I’m not sure we know, but it won’t stop me guessing: it’s because of a widespread perception that the rich don’t pay the tax, but the merely comfortably off can be landed with large bills. (I think that’s consistent with this fascinating research from Demos).
That perception is basically true. Check out this chart, from HMRC, looking at the 2016/17 figures on what estates are actually paying in inheritance tax. There’s a spectacular drop-off in the effective rate for large estates (£9m+):
And look at what an outlier the UK is in international terms, with a relatively high rate but relatively low revenues:
There’s an obvious answer: we should fix inheritance tax so the green curve above is more flat, and the seriously wealthy pay the same effective rate as the merely reasonably wealthy. We should be able to do that by capping reliefs that are meant for small farms and small businesses, but end up providing a massive tax reduction for multi-millionaires. Then we can lower the rate to something more like 20% or 25%, without reducing revenues, and put the UK closer to The Netherlands, Denmark and Germany.
I think that would be the right thing to do, and treat both the seriously wealthy and the reasonably wealthy more fairly. I’ll leave others to judge how politically popular it would be.
6 responses to “Why does inheritance tax matter politically?”
Absolutely for a lower rate and an end to the exceptions. As you say, and your chart suggests, there are models out there that work.
For me I think it is likely more egregious than your numbers show. I suspect at the lower end of the large estates (that pay the highest rates of tax) the estate might well have been earned (i.e. taxed already) and have little experience of IHT planning whereas more of the very large estates (that pay a lower effective rate) might be more likely to have been inherited and hence untaxed.
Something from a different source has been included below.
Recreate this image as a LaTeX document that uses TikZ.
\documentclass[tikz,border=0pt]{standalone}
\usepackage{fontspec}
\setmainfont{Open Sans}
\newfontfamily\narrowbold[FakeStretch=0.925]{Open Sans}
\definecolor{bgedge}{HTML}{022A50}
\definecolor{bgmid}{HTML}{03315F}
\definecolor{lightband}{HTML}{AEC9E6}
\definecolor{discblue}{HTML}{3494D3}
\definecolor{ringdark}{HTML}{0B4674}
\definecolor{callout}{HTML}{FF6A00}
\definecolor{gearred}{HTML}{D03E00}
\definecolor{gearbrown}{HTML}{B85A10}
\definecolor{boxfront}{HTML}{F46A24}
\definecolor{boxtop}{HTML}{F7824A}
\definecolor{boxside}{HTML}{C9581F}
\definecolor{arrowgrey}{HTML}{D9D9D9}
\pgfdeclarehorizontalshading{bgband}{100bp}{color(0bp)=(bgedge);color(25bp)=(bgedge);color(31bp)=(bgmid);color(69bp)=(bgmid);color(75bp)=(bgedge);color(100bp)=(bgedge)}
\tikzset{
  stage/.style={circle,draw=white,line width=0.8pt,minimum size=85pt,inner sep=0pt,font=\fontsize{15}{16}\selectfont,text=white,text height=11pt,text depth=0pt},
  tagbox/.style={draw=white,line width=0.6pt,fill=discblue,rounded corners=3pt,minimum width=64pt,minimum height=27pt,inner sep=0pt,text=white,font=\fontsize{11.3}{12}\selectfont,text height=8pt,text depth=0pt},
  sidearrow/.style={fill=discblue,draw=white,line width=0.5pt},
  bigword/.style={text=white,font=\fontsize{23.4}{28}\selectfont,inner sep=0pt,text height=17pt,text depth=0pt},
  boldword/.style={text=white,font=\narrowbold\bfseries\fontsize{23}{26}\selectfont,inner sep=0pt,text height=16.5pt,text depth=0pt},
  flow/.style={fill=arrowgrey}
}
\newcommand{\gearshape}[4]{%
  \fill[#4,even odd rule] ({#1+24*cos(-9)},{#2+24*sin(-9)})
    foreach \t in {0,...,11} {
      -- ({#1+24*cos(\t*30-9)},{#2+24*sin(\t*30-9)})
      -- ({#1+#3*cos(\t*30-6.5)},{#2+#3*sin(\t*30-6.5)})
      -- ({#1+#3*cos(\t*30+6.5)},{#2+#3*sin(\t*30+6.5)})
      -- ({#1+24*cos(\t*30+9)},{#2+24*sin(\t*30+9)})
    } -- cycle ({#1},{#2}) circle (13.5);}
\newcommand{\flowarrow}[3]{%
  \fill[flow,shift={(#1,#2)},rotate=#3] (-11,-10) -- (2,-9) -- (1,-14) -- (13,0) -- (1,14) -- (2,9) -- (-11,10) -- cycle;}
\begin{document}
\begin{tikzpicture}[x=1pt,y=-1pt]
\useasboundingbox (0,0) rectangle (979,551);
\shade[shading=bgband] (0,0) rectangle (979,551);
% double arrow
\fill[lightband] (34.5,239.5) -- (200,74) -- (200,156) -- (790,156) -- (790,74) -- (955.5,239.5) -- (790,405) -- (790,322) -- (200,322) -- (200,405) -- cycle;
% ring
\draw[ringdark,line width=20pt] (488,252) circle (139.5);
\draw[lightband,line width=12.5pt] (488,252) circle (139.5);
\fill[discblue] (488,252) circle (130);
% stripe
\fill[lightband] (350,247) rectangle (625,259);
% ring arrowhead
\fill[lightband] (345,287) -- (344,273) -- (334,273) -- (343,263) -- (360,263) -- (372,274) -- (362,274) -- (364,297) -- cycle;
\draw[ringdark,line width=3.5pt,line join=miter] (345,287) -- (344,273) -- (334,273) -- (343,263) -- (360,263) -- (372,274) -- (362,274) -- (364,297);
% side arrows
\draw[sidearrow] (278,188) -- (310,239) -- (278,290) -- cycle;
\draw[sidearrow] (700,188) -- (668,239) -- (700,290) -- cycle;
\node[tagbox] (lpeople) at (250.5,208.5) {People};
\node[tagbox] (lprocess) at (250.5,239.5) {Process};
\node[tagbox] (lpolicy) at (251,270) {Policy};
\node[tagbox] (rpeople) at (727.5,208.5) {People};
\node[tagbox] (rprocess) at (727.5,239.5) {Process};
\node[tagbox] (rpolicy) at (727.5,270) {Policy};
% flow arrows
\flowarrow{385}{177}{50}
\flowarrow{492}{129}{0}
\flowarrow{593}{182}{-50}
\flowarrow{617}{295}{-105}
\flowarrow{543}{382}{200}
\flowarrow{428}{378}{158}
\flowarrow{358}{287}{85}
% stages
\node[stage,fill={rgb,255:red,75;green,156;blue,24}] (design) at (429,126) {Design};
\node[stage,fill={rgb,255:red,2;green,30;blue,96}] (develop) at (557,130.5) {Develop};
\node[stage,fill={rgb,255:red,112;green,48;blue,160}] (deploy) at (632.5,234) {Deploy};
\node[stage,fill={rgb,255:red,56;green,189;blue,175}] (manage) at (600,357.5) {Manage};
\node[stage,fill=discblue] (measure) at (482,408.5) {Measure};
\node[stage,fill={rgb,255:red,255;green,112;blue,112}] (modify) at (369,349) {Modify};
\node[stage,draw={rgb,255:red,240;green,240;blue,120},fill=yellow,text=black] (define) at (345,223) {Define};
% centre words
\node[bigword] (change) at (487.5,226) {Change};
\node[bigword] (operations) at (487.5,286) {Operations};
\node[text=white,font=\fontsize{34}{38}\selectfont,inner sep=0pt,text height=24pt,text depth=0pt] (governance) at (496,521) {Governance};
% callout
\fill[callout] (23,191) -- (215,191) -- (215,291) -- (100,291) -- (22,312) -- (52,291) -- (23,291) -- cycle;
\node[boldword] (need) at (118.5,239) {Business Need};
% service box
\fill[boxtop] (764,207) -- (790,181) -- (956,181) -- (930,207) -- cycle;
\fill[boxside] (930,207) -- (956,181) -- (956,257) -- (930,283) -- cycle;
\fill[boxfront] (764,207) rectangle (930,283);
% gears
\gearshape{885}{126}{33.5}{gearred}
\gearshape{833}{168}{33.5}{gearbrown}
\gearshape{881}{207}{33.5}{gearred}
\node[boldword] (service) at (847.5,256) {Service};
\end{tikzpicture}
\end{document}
Would you also need measures to stop estates moving offshore?
I think the stats shown for USA might need clarifying. As shown, maximum statutory rate is 0% and yet amount of IHT collected is more than 0. It is true that IHT (equivalent) at Federal level does not kick in until estates are approximately $11m but in many jurisdictions, state level estate tax kicks in at considerably lower levels $1m to $5m) and at rates up to 16%
Can’t the very rich simply use trust funds to avoid paying inheritance tax? The the Duke of Kensington seemingly did just that with the £9bn he inherited in 2016, or have the rules since changed?
I think that’s often misreported. Trusts pay 6% inheritance tax every ten years. So, over a lifetime, broadly similar to what normal IHT would be in practice. The issue is probably that much of the trust benefits from business property relief or agricultural property relief.
Trusts mostly aren’t useful tax planning for UK domiciled individuals these days.
“Inheritance Tax is a voluntary levy paid by those who distrust their heirs more than they dislike the Inland Revenue”
How does Belgium get such a high collection for its rate?
Is it just the reliefs you mention, that parents are less trusting, that they do something about lifetime transfers, or something else?
Replacing inheritance tax on the estate, with CGT on the receipt, with exemption beyond the general £6k only for spouses (so they are not forced to move out of their home) sweeps away all the problems.
Perhaps the Tories doing the former would enable Labour to do the latter!
Interesting article as always, but do you have the figures for the number of estates paying inheritance tax by constituency as a proportion of the total number of declared estates, the absolute numbers are less meaningful as they are.